Canada and the United Nations Emergency Force | The Canadian Encyclopedia


Canada and the United Nations Emergency Force

The following article is an editorial written by The Canadian Encyclopedia staff. Editorials are not usually updated.

The modern concept of peacekeepingwas impelled by the 1956 Suez Crisis when the United Nations Emergency Force (UNEF) was created.

Peacekeeping has long been considered Canada's forte. The modern concept of peacekeeping was impelled by the 1956 Suez Crisis when the United Nations Emergency Force (UNEF) was created. Lester B. Pearson, Canada’s Minister of External Affairs at the time, won the Nobel Peace Prize for establishing the force and Canada's reputation for peacekeeping was born. Canada sent the first peacekeepers to Egypt on 24 November 1956.

Spr Ed Leatherwood and Spr Brock Matthews of the Royal Canadian Engineers look for mines near the Suez Canal (courtesy DND).

What appealed most to Canada in the 1945 UN Charter was the idea of extending the rule of law to the world, providing a framework from which to regulate disputes and restrain violence. In the 1950s, Pearson understood that an independent UN force was needed to enforce a ceasefire during an international crisis while a political settlement was reached. This need had been proven in Korea.

The Charter allowed the UN to conduct military operations. The UN formed an army when the Korean War erupted. Canada contributed to that effort, fighting for the UN, not Korea.

American forces under General MacArthur defeated North Korean troops but did not stop the “police action,” as United States president Harry Truman called the conflict. Canada initially supported the United States’ condemnation of North Korea but soon found it necessary to curb the impetuous Americans to avoid involving Communist China, which could have precipitated a world war.

The UN's pledge to forge “a unified independent and democratic Korea” was overlooked. The UN had a new image as a lackey for the United States. Clearly, the UN needed to be independent of any country's ambitions in an international situation, such as that which arose in Egypt on 26 July 1956.

Egyptian Prime Minister Gamal Abdel Nasser nationalized the Suez Canal when the US and Britain withdrew financial support of the Aswan Dam project because of Egypt's increasing chumminess with Czechoslovakia and the USSR. The Americans were already miffed at Egypt for recognizing Communist China. Britain and France were afraid Nasser would close the canal, stopping petroleum shipments between the Persian Gulf and Western Europe. Nasser declared martial law around the canal.

On 29 October, Israel attacked Egypt. The Egyptians, well-armed but poorly-led, were outmatched. Claiming to want to stop the fighting and keep the canal open, France and Britain also sent troops into Egypt after it rejected their ultimatum to withdraw. Pearson suspected they wanted to overthrow Nasser, who had resisted colonial control of Egypt. In any case, neither country foresaw the international reaction to their hostility.

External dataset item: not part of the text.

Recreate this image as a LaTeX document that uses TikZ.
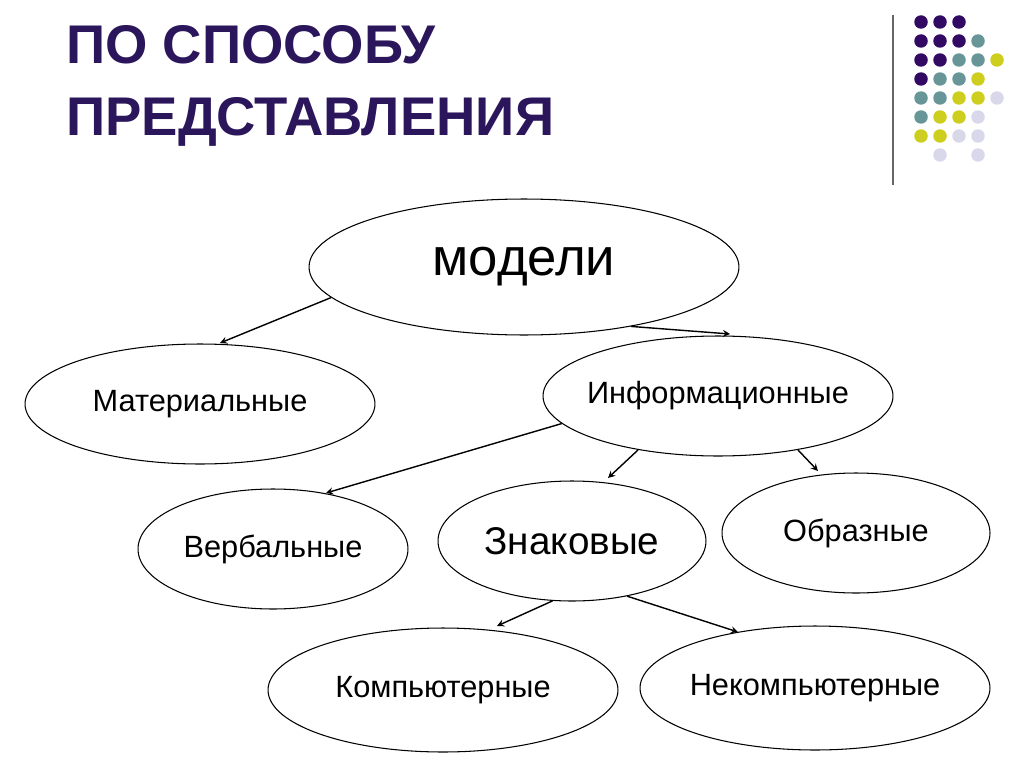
\documentclass[tikz,border=0pt]{standalone}
\usepackage{fontspec}
\setmainfont{Liberation Sans}
\usetikzlibrary{shapes.geometric,arrows,positioning}
\definecolor{titlepurple}{RGB}{43,22,92}
\definecolor{dotpurple}{RGB}{50,10,100}
\definecolor{dotteal}{RGB}{104,150,152}
\definecolor{dotyellow}{RGB}{206,206,30}
\definecolor{dotlav}{RGB}{216,216,234}

\begin{document}
\begin{tikzpicture}[
        x=0.02cm, y=-0.02cm,
        model/.style={
            ellipse,
            draw=black,
            line width=0.6pt,
            fill=white,
            inner sep=-12pt,
            font=\fontsize{17.5}{20}\selectfont,
            align=center
        },
        arrow/.style={
            ->,
            >=stealth,
            line width=0.8pt
        },
        dot/.style={
            circle,
            inner sep=0pt,
            minimum size=0.27cm
        }
    ]
    \useasboundingbox (0,0) rectangle (1024,767);

    % Title
    \node[anchor=west, text=titlepurple, font=\fontsize{31}{41}\selectfont\bfseries, align=left] (title) at (60,86) {ПО СПОСОБУ\\ПРЕДСТАВЛЕНИЯ};

    % Decoration (top right)
    \draw[gray!80!black, line width=0.8pt] (893,15) -- (893,185);
    \foreach \row/\cols in {0/{P,P,P,N,N}, 1/{P,P,P,T,N}, 2/{P,P,T,T,Y}, 3/{P,T,T,Y,N},
                            4/{T,T,Y,Y,L}, 5/{T,Y,Y,L,N}, 6/{Y,Y,L,L,N}, 7/{N,L,N,L,N}} {
        \foreach \c [count=\i from 0] in \cols {
            \if\c P \node[dot, fill=dotpurple] at (921+19*\i,22+19*\row) {};\fi
            \if\c T \node[dot, fill=dotteal] at (921+19*\i,22+19*\row) {};\fi
            \if\c Y \node[dot, fill=dotyellow] at (921+19*\i,22+19*\row) {};\fi
            \if\c L \node[dot, fill=dotlav] at (921+19*\i,22+19*\row) {};\fi
        }
    }

    % Models
    \node[model, minimum width=8.6cm, minimum height=2.72cm, font=\fontsize{30}{32}\selectfont] (mod) at (524,267) {модели};
    \node[model, minimum width=7cm, minimum height=2.4cm] (mat) at (200,404) {Материальные};
    \node[model, minimum width=7cm, minimum height=2.4cm] (inf) at (718,396) {Информационные};
    \node[model, minimum width=5.4cm, minimum height=2.4cm] (verb) at (273,549) {Вербальные};
    \node[model, minimum width=5.36cm, minimum height=2.4cm, font=\fontsize{22}{24}\selectfont] (zn) at (572,541) {Знаковые};
    \node[model, minimum width=5.36cm, minimum height=2.4cm] (obr) at (856,533) {Образные};
    \node[model, minimum width=7cm, minimum height=2.48cm] (comp) at (443,690) {Компьютерные};
    \node[model, minimum width=7cm, minimum height=2.48cm] (ncomp) at (815,688) {Некомпьютерные};

    % Free arrow ends
    \coordinate (matend) at (220,343);
    \coordinate (infend) at (730,334);
    \coordinate (verbend) at (326,493);
    \coordinate (znend) at (608,478);
    \coordinate (obrend) at (818,471);
    \coordinate (compend) at (497,626);
    \coordinate (ncompend) at (738,632);

    % Arrows
    \draw[arrow] (mod.189) -- (matend);
    \draw[arrow] (mod.331) -- (infend);
    \draw[arrow] (inf.190) -- (verbend);
    \draw[arrow] (inf.214) -- (znend);
    \draw[arrow] (inf.326) -- (obrend);
    \draw[arrow] (zn.252) -- (compend);
    \draw[arrow] (zn.315) -- (ncompend);
\end{tikzpicture}
\end{document}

The UN General Assembly held an emergency session on 1 November and condemned the three aggressors. The Assembly took sides when the US demanded an immediate ceasefire. Pearson knew that support from Canada would be sure to antagonize Britain and France. A ceasefire would be ineffective with no provision to supervise or enforce it. Pearson abstained from the vote, a tactical move to allow more time to finalize his plan.

In his address to the Assembly, Pearson remarked that a ceasefire was not enough. “In six months we’ll go through all this again if we do not take advantage of this crisis... to do something about a political settlement.” He suggested forming a special emergency force to keep peace on the Israeli-Egyptian border pending a settlement.

The resolution for Pearson's plan was passed on 4 November. The United Nations Emergency Force (UNEF), the first peacekeeping force in history, was established, with Canadian General E.L.M. Burns as its commander.

A problem arose during the planning process. The Queen's Own Rifles was the infantry regiment selected. Although the Egyptian government acknowledged Canada's independence, it pointed out that the Canadian uniforms, regimental name and flags were similar to those of the British. To the average Egyptian, the Canadians and British were indistinguishable. The nomination of the regiment was cancelled but Canada did deploy 300 service troops as a replacement in November, followed later by reconnaissance, administrative and support troops. By January 1957 there were over 1,100 Canadian military personnel stationed in Egypt.

A convoy of Canadian soldiers in their light combat Iltis vehicles, patrolling the Green Line near Nicosia (courtesy National Defence).

In May 1967, Egypt asked UNEF troops to withdraw. In 1973 Canada participated in a second emergency force operation — UNEF II — after the Arab-Israel Yom Kippur War.

The UN initiative did not end war, but it did make big wars less likely. The Suez Crisis was an important event in Canada's relations with Britain. Canada had always automatically responded to imperial requests, but this time made her own stand.